This yellow tree is a Kentucky Coffee. It’s on the boulevard along our house in Cedar Falls, Iowa, on the 11th Street side of our corner lot. We planted it 6 years ago to replace a large maple that had been toppled by a violent windstorm. My husband is passionate and opinionated about trees. He was set on a Kentucky Coffee and not just a spindly sapling. Even though it is a native species, nurseries didn’t have any. “Just not in demand”, we were told. My husband tracked this one down: a local arborist (with an interest in obscure trees) had rescued it (dug it up) from the University of Northern Iowa campus when a building project would have otherwise necessitated cutting it down. My husband swooned with tree love from the moment he spotted it growing on the arborist’s orphanage-for-rescued-trees acreage.
Fertilized, deep-root watered through dry spells, and pruned of lower branches so the snowplow and garbage truck wouldn’t swipe it: it’s been pampered. We see it from our kitchen table window. It’s grown straight and tall and bushy, obviously happy in its new spot.

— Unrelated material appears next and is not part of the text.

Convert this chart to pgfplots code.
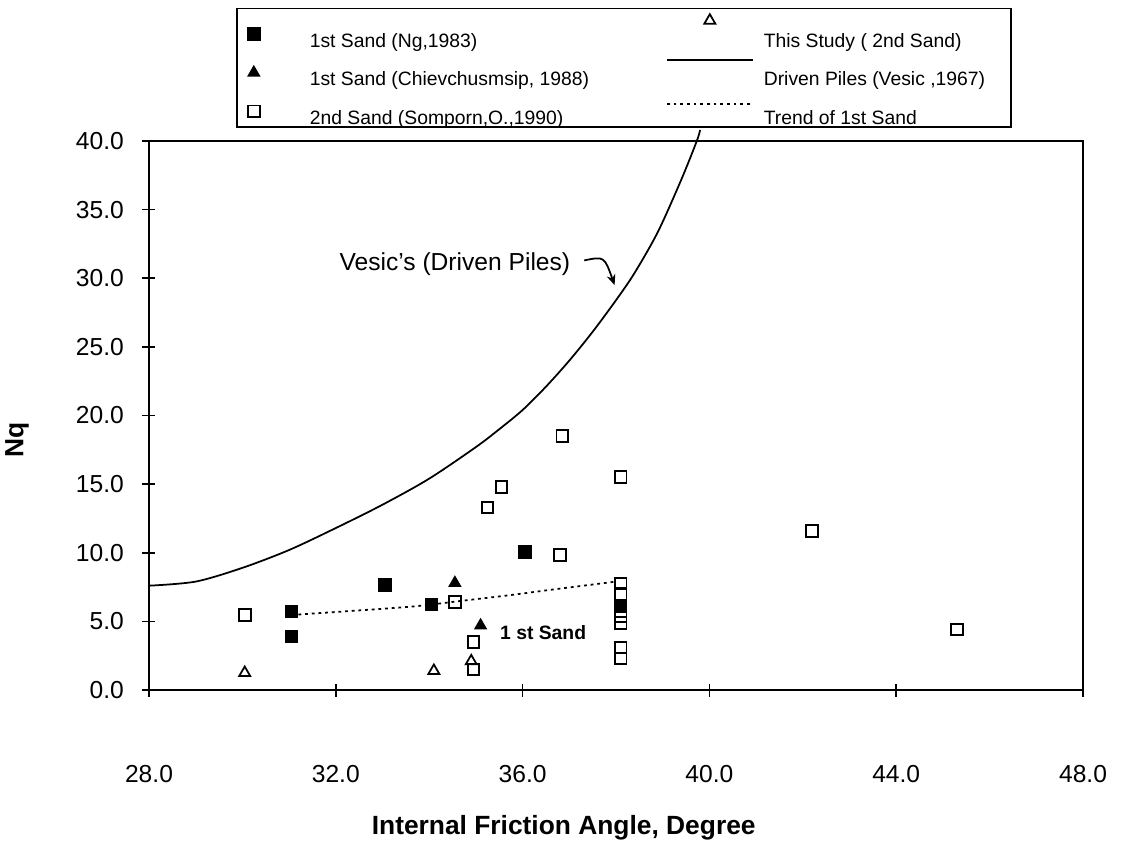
\documentclass[border=0pt]{standalone}
\usepackage{fontspec}
\setmainfont{Liberation Sans}
\usepackage{pgfplots}
\pgfplotsset{compat=1.18}
\usepackage{pgfplotstable}
\usetikzlibrary{arrows.meta}

\pgfplotstableread{
x y
31.05 5.7
31.05 3.9
33.05 7.65
34.05 6.25
36.05 10.05
38.1 6.1
}\ngdata
\pgfplotstableread{
x y
34.55 7.8
35.1 4.7
}\chdata
\pgfplotstableread{
x y
30.05 5.45
34.55 6.4
34.95 3.5
34.95 1.5
35.25 13.3
35.55 14.8
36.85 18.5
36.8 9.85
38.1 15.5
38.1 7.75
38.1 7.0
38.1 5.4
38.1 4.9
38.1 3.1
38.1 2.3
42.2 11.6
45.3 4.4
}\spdata
\pgfplotstableread{
x y
30.05 1.25
34.1 1.4
34.9 2.1
}\tsdata
\pgfplotstableread{
x y
28 7.6
29 7.9
30 8.9
31 10.2
32 11.8
33 13.5
34 15.4
35 17.7
35.5 19.0
36 20.4
36.5 22.1
37 24.0
37.5 26.1
38 28.4
38.4 30.4
38.9 33.4
39.4 37.2
39.73 40.0
39.8 40.8
}\vesic
\pgfplotstableread{
x y
31.2 5.5
32.5 5.8
33.7 6.1
34.7 6.5
35.7 6.9
36.6 7.3
38.0 7.9
}\trend

\pgfplotsset{
  limgA/.style={legend image code/.code={\path[draw=none] (0cm,-0.1cm) rectangle (1.36cm,0.1cm); \draw[##1,overlay] plot coordinates {(0.34cm,0.15cm)};}},
  limgB/.style={legend image code/.code={\path[draw=none] (0cm,-0.1cm) rectangle (2.02cm,0.1cm); \draw[##1,overlay] plot coordinates {(1.04cm,0.42cm)};}},
  limgL/.style={legend image code/.code={\path[draw=none] (0cm,-0.1cm) rectangle (2.02cm,0.1cm); \draw[##1,overlay] (0.18cm,0.4cm) -- (1.9cm,0.4cm);}},
  limgT/.style={legend image code/.code={\path[draw=none] (0cm,-0.1cm) rectangle (2.02cm,0.1cm); \draw[##1,overlay] (0.18cm,0.3cm) -- (1.9cm,0.3cm);}},
}

\newcommand\ca[1]{\makebox[6.86cm][l]{#1}}
\newcommand\cb[1]{\makebox[4.84cm][l]{#1}}

\begin{document}
\begin{tikzpicture}
\useasboundingbox (-2.98,-3.06) rectangle (19.66,13.80);
\begin{axis}[
  at={(0,0)}, anchor=south west,
  scale only axis, width=18.68cm, height=10.98cm,
  xmin=28, xmax=48, ymin=0, ymax=40,
  xtick={28,32,...,48}, ytick={0,5,...,40},
  xtick pos=bottom, ytick pos=left,
  tick align=center, major tick length=0.26cm,
  axis line style={line width=1.1pt},
  every tick/.style={black, line width=0.9pt},
  clip=false,
  tick label style={font=\fontsize{14}{16}\selectfont},
  xticklabel style={anchor=center, yshift=-1.55cm},
  yticklabel style={anchor=east, xshift=-0.25cm},
  xlabel={Internal Friction Angle, Degree},
  ylabel={Nq},
  xlabel style={at={(axis description cs:0.444,0)}, anchor=center, yshift=-2.76cm, font=\bfseries\fontsize{15}{17}\selectfont},
  ylabel style={at={(axis description cs:-0.1413,0.455)}, anchor=center, font=\bfseries\fontsize{15}{17}\selectfont},
  /pgf/number format/fixed, /pgf/number format/fixed zerofill,
  /pgf/number format/precision=1, /pgf/number format/assume math mode=true,
  legend columns=2,
  legend cell align=left,
  legend style={draw=black, line width=1pt, inner xsep=0pt, inner ysep=0pt,
    column sep=0pt, row sep=0.44cm,
    at={(rel axis cs:0.0931,1.0237)}, anchor=south west,
    font=\fontsize{11}{13}\selectfont,
    nodes={inner xsep=0.1cm, inner ysep=0pt}},
]
\addlegendimage{empty legend}\addlegendentry{}
\addlegendimage{empty legend}\addlegendentry{}
\addplot[only marks, mark=square*, mark size=3.4pt, black, line width=0.8pt, limgA]
  table[x=x,y=y]{\ngdata};
\addlegendentry{\ca{1st Sand (Ng,1983)}}
\addplot[only marks, mark=triangle, mark size=3.6pt, black, line width=1pt, limgB]
  table[x=x,y=y]{\tsdata};
\addlegendentry{\cb{This Study ( 2nd Sand)}}
\addplot[only marks, mark=triangle*, mark size=3.6pt, black, line width=0.8pt, limgA]
  table[x=x,y=y]{\chdata};
\addlegendentry{\ca{1st Sand (Chievchusmsip, 1988)}}
\addplot[black, line width=1pt, smooth, no markers, limgL]
  table[x=x,y=y]{\vesic};
\addlegendentry{\cb{Driven Piles (Vesic ,1967)}}
\addplot[only marks, mark=square, mark size=3.3pt, black, line width=1.1pt, limgA]
  table[x=x,y=y]{\spdata};
\addlegendentry{\ca{2nd Sand (Somporn,O.,1990)}}
\addplot[black, line width=1pt, smooth, no markers, dash pattern=on 1.6pt off 2.2pt, limgT]
  table[x=x,y=y]{\trend};
\addlegendentry{\cb{Trend of 1st Sand}}

\node[font=\fontsize{14}{16}\selectfont] at (axis cs:34.55,31.0) {Vesic's (Driven Piles)};
\draw[line width=1pt, -{Stealth[length=6pt,width=5pt]}] (axis cs:37.32,31.3) .. controls (axis cs:37.75,31.6) .. (axis cs:37.97,29.5);
\node[font=\bfseries\fontsize{11}{13}\selectfont] at (axis cs:36.44,4.15) {1 st Sand};
\end{axis}
\end{tikzpicture}
\end{document}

In autumn, it is the first deciduous tree in the neighborhood to change color and lose its leaves. From first hint of yellow to all the leaves falling is a matter of just a few days. There was no time to procrastinate to get this painting done. I chose this angle because of how the much larger maple, beyond, framed it. I did a preliminary sketch in my pocket-size Moleskine before launching onto a 12” X 18” Fabriano Artistico cold press watercolor block. I did a quick under-drawing with Derwent brown ochre pencil, then just watercolor. By the time I started to paint, the vehicles, recorded in the sketch, had moved. I chose to leave out the stop sign, wanting to highlight the sidewalk, the shadows and the trees further down the street.